A few practical trends to watch:

  • better education around the difference between mining nonces and transaction nonces
  • continued specialization in ASIC mining where PoW remains competitive
  • stronger analytics around block templates, pool behavior, and block producer concentration
  • more enterprise tooling for independent block validation
  • clearer separation in public discourse between miner roles and validator roles

The core idea of a nonce is unlikely to disappear. But the context in which people encounter it will keep evolving.

Conclusion

A nonce is one of the simplest ideas in crypto and one of the most important.

In proof-of-work mining, it is the changing value that helps miners generate new hashes until one satisfies the network’s difficulty target. That process underpins block mining, crypto hashing, mining rewards, and independent block validation. In other parts of crypto, nonce can also refer to transaction ordering or replay protection, which is why context matters.

If you are learning blockchain, start by remembering this:
a nonce is not the reward, not the hash, and not a secret. It is a value used to make a new attempt under the protocol’s rules.

Your next step depends on your role:

  • If you are a beginner, learn how nonce, hash, and difficulty work together.
  • If you are an investor, distinguish PoW mining mechanics from PoS validator economics.
  • If you are a developer, document nonce types precisely and handle them correctly in code and interfaces.

That one habit will prevent a surprising amount of confusion across crypto.

FAQ Section

1. What does nonce mean in crypto?

A nonce is a value used once in a cryptographic or blockchain process. In mining, it is the value miners change repeatedly to try to produce a valid block hash.

2. What is a nonce in Bitcoin mining?

In Bitcoin, the nonce is a field in the block header that miners vary while hashing candidate blocks. If the resulting hash is below the network target, the block can be accepted.

3. Is nonce the same as a hash?

No. The nonce is an input. The hash is the output generated from the block data, including the nonce.

4. Is a nonce always random?

No. In mining, the nonce is often incremented or otherwise changed systematically. “Random” is not a requirement in that context.

5. What happens when miners run out of nonce values?

They change other mutable fields, often through an extra nonce in the coinbase transaction, and continue hashing with a new search space.
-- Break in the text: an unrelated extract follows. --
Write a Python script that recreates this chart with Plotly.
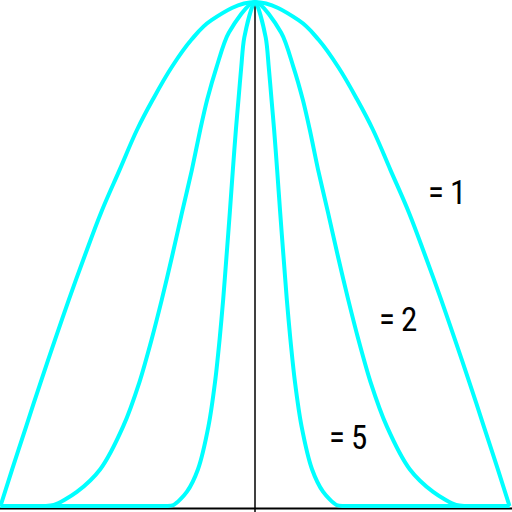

6. How does nonce relate to mining difficulty?

Difficulty sets the target that the hash must meet. The nonce is one of the values miners change while trying to find a hash under that target.

7. Do proof-of-stake validators use nonces to mine blocks?

Generally no. Validators do not mine blocks by brute-force hashing the way PoW miners do. They follow different consensus rules and may earn validator rewards or face slashing.

8. What is the difference between a block nonce and a transaction nonce?

A block nonce is used in proof-of-work mining. A transaction nonce is usually an account-based counter used to order transactions and prevent replay.

9. Can I see the nonce of a real block?

Yes. Many blockchain explorers display block header details, including the nonce, on proof-of-work chains.

10. Does finding a valid nonce guarantee mining profits?

No. Profitability depends on many factors, including hardware, electricity, pool fees, network difficulty, and the current block reward structure.

Key Takeaways

  • A nonce is a value miners change to generate new block hashes in proof-of-work systems.
  • The nonce is an input to hashing, not the hash itself and not the block reward.
  • Mining is a brute-force search process: try a nonce, hash the block, check the target, repeat.
  • Nonce matters most in PoW networks; validators in PoS systems operate differently.
  • The term “nonce” can also refer to transaction ordering on some chains, so context is critical.
  • A valid nonce is easy for nodes to verify, even though finding it can be computationally expensive.
  • Mining profitability depends on difficulty, hardware, fees, and energy costs, not on nonce alone.
  • Miners often use extra nonce fields and other mutable values when the basic nonce range is exhausted.